There are two options: either they were in a relationship in the past and it didn’t work out, so they’ve remained friends, or: they were never together and don’t want to be. I can understand the dirty talk over the phone thing (in a previous episode), in both scenarios, but painting her toe nails?

From signing a non-disclosure agreement about Tony the Toilet Buddy to Jimmy’s brother; it’s a small step. Chuck’s dealing with the aftermath of stealing his neighbour’s paper.
Albuquerque police officers show up on his doorstep and because he doesn’t want to/can’t let them in, they kick down the door. He gets an allergic reaction to everything they have on them – phones, flash lights, tasers – and ends up in the hospital. There we finally get a clear explanation of what his condition is. Electromagnetic hypersensitivity. In other words: an allergy to electricity. In Jimmy’s words: it hurts.
When the nurse – a guest role of Clea DuVall (Carnivàle, Heroes, Argo, The Faculty, The Newsroom) – tricks him, we know Chuck’s condition’s essentially a symptom of something else. Probably the result of worrying over his little brother.

Will Business
Jimmy takes Chuck home and tries to reassure him. The billboard scheme was just a form of advertising, to get on the right track, and that’s where he is now. He’s found a niche: drawing up wills for old people. While explaining Chuck he can take care of himself, without breaking the law, something weird happens with the shadow on his face. Vince Gilligan series seldom have continuity issues, but this is one. The left side of his face is half dark in one shot, in the other they’ve put a light on it.

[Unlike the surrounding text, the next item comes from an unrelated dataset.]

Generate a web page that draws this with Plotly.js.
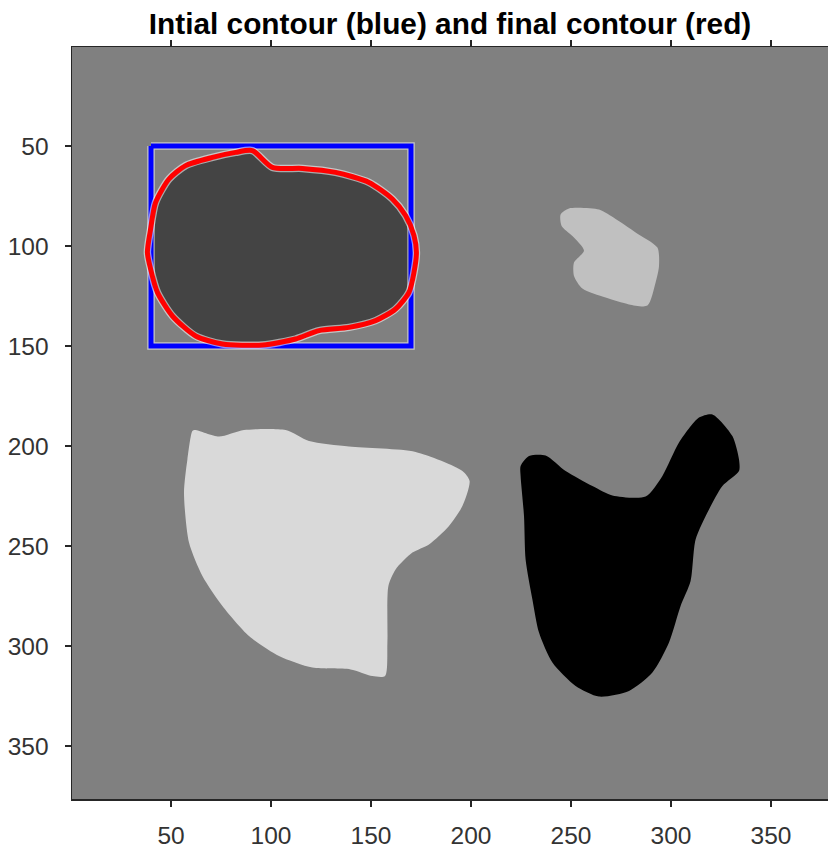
<!DOCTYPE html>
<html>
<head>
<meta charset="utf-8">
<script src="https://cdn.plot.ly/plotly-3.0.1.min.js"></script>
<style>html,body{margin:0;padding:0;background:#fff;}#chart{width:828px;height:850px;}</style>
</head>
<body>
<div id="chart"></div>
<script>
// Region outlines in image pixel coordinates (x = column, y = row)
const initialContourX = [40, 170, 170, 40, 40];
const initialContourY = [50, 50, 150, 150, 50];

const finalContourX = [90.7, 100.7, 115.7, 132.3, 149, 160.7, 167.3, 171.5, 172.7, 171.5, 169, 162.3, 152.3, 139, 124, 112.3, 95.7, 75.7, 62.3, 50.7, 43.2, 39.8, 38.2, 39.8, 42.3, 49, 57.3, 70.7, 82.3, 90.7];
const finalContourY = [52.3, 60.7, 61.2, 63.2, 68.2, 76.5, 84.8, 94.8, 103.2, 113.2, 123.2, 131.5, 137.3, 140.7, 142.3, 146.5, 149.5, 149, 145, 135, 123.2, 111.5, 103.2, 91.5, 78.2, 66.5, 59.8, 55.7, 53.2, 52.3];

const smallLightX = [244.8, 249, 264, 272.3, 282.3, 293.2, 294, 292.3, 288.2, 279, 267.3, 255.7, 251.5, 251.5, 256.5, 250.7, 245.3, 244.8];
const smallLightY = [84.2, 81.2, 81.8, 86.5, 93.2, 100.8, 110, 118.3, 129.8, 129.2, 125.8, 121.3, 115, 108.3, 102.3, 95, 90, 84.2];

const bigLightX = [62, 74, 86.5, 107.3, 119, 139, 172.3, 195.7, 199.3, 195.7, 189, 179, 170.7, 162.3, 158.7, 158.2, 157, 150.7, 139.8, 120.7, 104, 89, 75.7, 65.7, 59, 56.5, 58.2, 60.7, 62];
const bigLightY = [192, 195.3, 192, 192, 197.5, 200.3, 203, 212.5, 217.5, 230, 240, 249.2, 253.3, 261.7, 270, 298.3, 315, 315, 311.7, 310.8, 305, 295, 280, 265, 248.3, 223.3, 206.7, 192.5, 192];

const blackX = [224.8, 229, 237.3, 247.3, 260.7, 270.7, 287.3, 295.7, 304, 314, 320.7, 330.7, 334, 334, 325.7, 319, 312.3, 309.8, 304.8, 299, 290.7, 279, 264, 252.3, 240.7, 234, 230.7, 227.3, 226.5, 224.8, 224.8];
const blackY = [210, 205, 204.7, 212.5, 220, 224.7, 225.3, 215, 198.3, 185.8, 184.2, 195, 206.7, 212.5, 220, 231.7, 246.7, 267.5, 280, 298.3, 313.3, 322.5, 325.3, 320, 308.3, 293.3, 276.7, 256.7, 235, 215, 210];

const xTicks = [50, 100, 150, 200, 250, 300, 350];
const yTicks = [50, 100, 150, 200, 250, 300, 350];
const titleText = 'Intial contour (blue) and final contour (red)';

function region(x, y, color) {
  return {x: x, y: y, type: 'scatter', mode: 'lines', fill: 'toself',
    fillcolor: color, line: {color: color, width: 0, shape: 'spline', smoothing: 0.7},
    hoverinfo: 'skip', showlegend: false};
}
function outline(x, y, color, w, smooth) {
  return {x: x, y: y, type: 'scatter', mode: 'lines',
    line: smooth ? {color: color, width: w, shape: 'spline', smoothing: 0.7} : {color: color, width: w},
    hoverinfo: 'skip', showlegend: false};
}

const data = [
  region(smallLightX, smallLightY, '#c0c0c0'),
  region(bigLightX, bigLightY, '#d9d9d9'),
  region(blackX, blackY, '#000000'),
  region(finalContourX, finalContourY, '#444444'),
  outline(initialContourX, initialContourY, 'rgba(255,255,255,0.55)', 7.5, false),
  outline(initialContourX, initialContourY, '#0000ff', 5, false),
  outline(finalContourX, finalContourY, 'rgba(255,255,255,0.55)', 7.5, true),
  outline(finalContourX, finalContourY, '#ff0000', 5, true)
];

const axisCommon = {
  showgrid: false, zeroline: false, showline: true, linecolor: '#262626', linewidth: 1.5,
  ticks: 'outside', ticklen: 6, tickwidth: 1.5, tickcolor: '#262626', mirror: 'ticks',
  tickfont: {family: 'Liberation Sans, Arial, sans-serif', size: 24.5, color: '#333333'}
};

const layout = {
  width: 828, height: 850,
  margin: {l: 72, r: 0, t: 47, b: 51},
  paper_bgcolor: '#ffffff', plot_bgcolor: '#808080',
  title: {text: '<b>' + titleText + '</b>', x: 0.5435, xanchor: 'center', y: 0.972, yanchor: 'middle',
    font: {family: 'Liberation Sans, Arial, sans-serif', size: 29.8, color: '#000000'}},
  xaxis: Object.assign({}, axisCommon, {range: [0.5, 378.5], tickvals: xTicks, ticktext: xTicks.map(String), ticklabelstandoff: 8}),
  yaxis: Object.assign({}, axisCommon, {range: [376.5, 0.5], tickvals: yTicks, ticktext: yTicks.map(String), ticklabelstandoff: 11}),
  showlegend: false
};

Plotly.newPlot('chart', data, layout, {staticPlot: true, displayModeBar: false});
</script>
</body>
</html>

Just when you think Mike Ehrmantraut won’t show up, he does. In the show, or in front of your house. We get a glimpse of what his life outside the booth is like. Apart from sitting in a car across from someone’s house – most probably someone he looks out for, whether she likes it or not -, pretty boring. Until the doorbell rings.
‘Long way from home, are you?’ he asks the cops. To be continued.